Gary Glitter: Another brick out the wall
You might have thought that government MPs would have more than enough proper child protection issues to occupy their time without creating work for themselves campaigning against a brick, but apparently Bob Wareing from West Derby has made getting Gary Glitter's memorial brick removed from the Cavern Club a priority.
It's not clear what this is going to achieve, exactly, but Bob seems to think he's performed a public service:
"I didn't think he was a good role model and I wouldn't myself have wanted to put his name up.
"I understand the club wanting to put across the history of the Cavern Club and really not leaving anything out. But on the other hand this is a special case."

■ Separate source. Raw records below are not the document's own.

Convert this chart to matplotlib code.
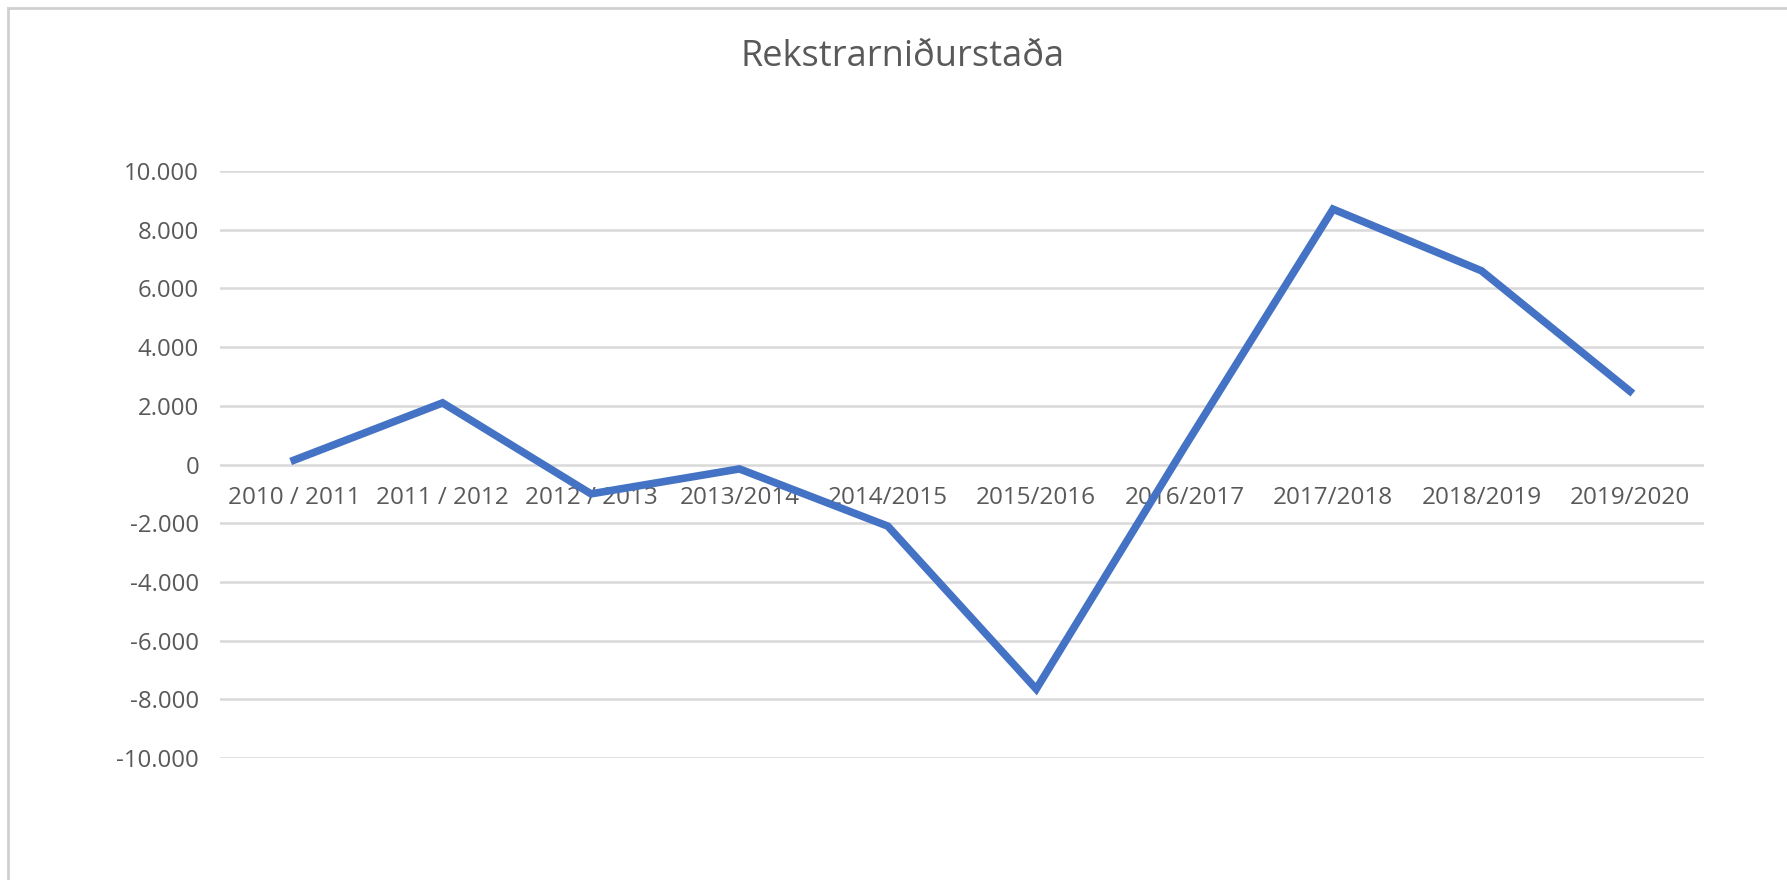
import numpy as np
import matplotlib.pyplot as plt
from matplotlib.lines import Line2D

# ---------- Data ----------
seasons = ["2010 / 2011", "2011 / 2012", "2012 / 2013", "2013/2014", "2014/2015",
           "2015/2016", "2016/2017", "2017/2018", "2018/2019", "2019/2020"]
result = [150, 2100, -1000, -150, -2100, -7650, 600, 8700, 6600, 2500]
yticks = [-10000, -8000, -6000, -4000, -2000, 0, 2000, 4000, 6000, 8000, 10000]

txt_col = "#595959"
grid_col = "#D9D9D9"
line_col = "#4472C4"
plt.rcParams['font.family'] = ['Open Sans', 'DejaVu Sans']

fig = plt.figure(figsize=(17.87, 8.80), dpi=100)
ax = fig.add_axes([0.1231, 0.1386, 0.9536 - 0.1231, 0.8057 - 0.1386])

x = np.arange(len(seasons))
ax.plot(x, result, color=line_col, lw=5.5, solid_joinstyle='miter', zorder=3)

ax.set_xlim(-0.5, len(seasons) - 0.5)
ax.set_ylim(yticks[0], yticks[-1])
ax.set_yticks(yticks)
ax.set_yticklabels([f"{v:,.0f}".replace(",", ".") for v in yticks])
ax.set_xticks([])
ax.tick_params(axis='y', length=0, pad=15, labelsize=17.3, labelcolor=txt_col)
for v in yticks:
    ax.axhline(v, color=grid_col, lw=1.8, zorder=1)
for s in ax.spines.values():
    s.set_visible(False)

# category labels sit just under the zero line (Excel style)
for i, lbl in enumerate(seasons):
    ax.annotate(lbl, (i, 0), xytext=(0, -24), textcoords='offset points',
                ha='center', va='center', fontsize=17.5, color=txt_col, zorder=2)

fig.text(0.505, 0.935, "Rekstrarniðurstaða", ha='center', va='center',
         fontsize=26, color=txt_col)

# chart area border (only top and left visible)
fig.add_artist(Line2D([8 / 1787, 1], [1 - 8 / 880, 1 - 8 / 880], color="#D0D0D0", lw=2))
fig.add_artist(Line2D([8 / 1787, 8 / 1787], [0, 1 - 8 / 880], color="#D0D0D0", lw=2))

fig.savefig("out.png", dpi=100)
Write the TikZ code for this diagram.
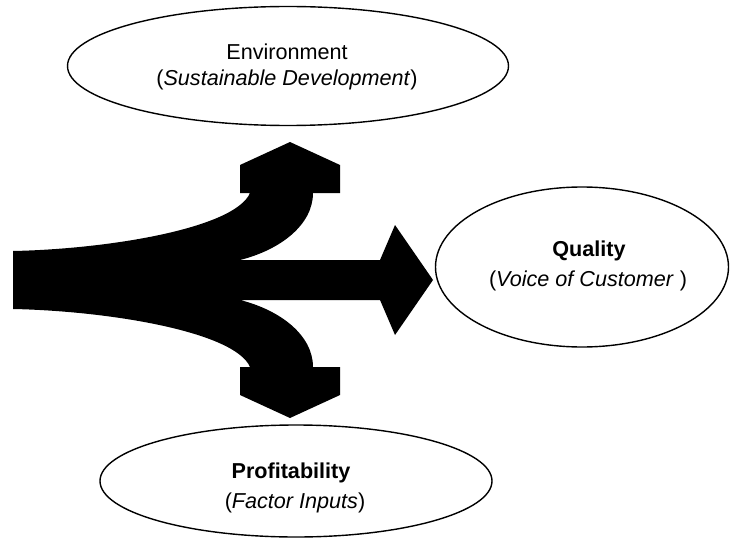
\documentclass[tikz,border=0pt]{standalone}
\usepackage{fontspec}
\setmainfont{Liberation Sans}
\usetikzlibrary{shapes.geometric}
\begin{document}
\begin{tikzpicture}[x=0.5pt,y=-0.5pt,
  goal/.style={draw, ellipse, line width=0.7pt, inner sep=0pt},
  lbl/.style={anchor=base, inner sep=0pt, font=\fontsize{10.8}{13}\selectfont}]
\useasboundingbox (0,0) rectangle (733,540);

% three-way branching arrow
\fill[black]
  (13,251) .. controls (110,249) and (235,228) .. (250,193)
  -- (240,193) -- (240,165) -- (290,142) -- (340,165) -- (340,193) -- (313,193)
  .. controls (313,225) and (280,250) .. (240,260)
  -- (380,260) -- (395,225) -- (433,280) -- (395,335) -- (380,300) -- (240,300)
  .. controls (280,310) and (313,335) .. (313,367)
  -- (340,367) -- (340,395) -- (290,418) -- (240,395) -- (240,367) -- (250,367)
  .. controls (235,332) and (110,311) .. (13,309)
  -- cycle;

% goal ellipses
\node[goal, minimum width=220.5pt, minimum height=59.5pt] (env) at (288,66) {};
\node[goal, minimum width=146.5pt, minimum height=80pt] (qual) at (582,267) {};
\node[goal, minimum width=196pt, minimum height=56pt] (prof) at (296,481) {};

% labels
\node[lbl] (envA) at (287,60) {Environment};
\node[lbl] (envB) at (287,86) {(\textit{Sustainable Development})};
\node[lbl] (qualA) at (589,256) {\textbf{Quality}};
\node[lbl] (qualB) at (588,286) {(\textit{Voice of Customer} )};
\node[lbl] (profA) at (291,478) {\textbf{Profitability}};
\node[lbl] (profB) at (295,508) {(\textit{Factor Inputs})};
\end{tikzpicture}
\end{document}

Nobody, as far as I can ascertain, asked Bob Wareing to put Gary Glitter's name up anywhere.
The trouble with this, though, is it's a little subjective, isn't it? The argument for putting the brick there - it's a record of everyone who played at the Cavern, without any attempt to vouch for either their quality as artists or as people. Once you take it down, insisting that it's a "special case", and start to introduce a character test, it all becomes a little murky. For example, Glitter's brick is being replaced by one with Pete Wylie's name on it. Pete is a lovely man, but got mixed up in something nasty a few years back when his former girlfriend called the police on him. Does Bob Wareing want to adjudicate on if that should debar him from having a brick in his name?
Closest to the Beatles' own bricks, there's one for the Rolling Stones. But surely the "special case" of Bill Wyman's relationship with the underage Mandy Smith would mean that brick has to come out, too?
Come to that, Paul McCartney was convicted of drug possession by a Japanese court, wasn't he? Doesn't leaving that 'Paul' brick up there somehow condone scoffing at local drug laws? Should we fetch a chisel and pop that one out, too?
It is not to suggest that Glitter's behaviour is acceptable to leave his name in a historical role-call; it's not as if he played the Cavern after his fall from grace, and Bob Wareing would presumably not feel comfortable if anyone went into the library on William Brown Street and removed any reference in back numbers of the Echo to the Glitter date. It doesn't help the victims, and it's unlikely to spare the misery of a single child in the future. The suspicion is that this is little more than a spot of easy news coverage for Wareing. I really thought he was better than that.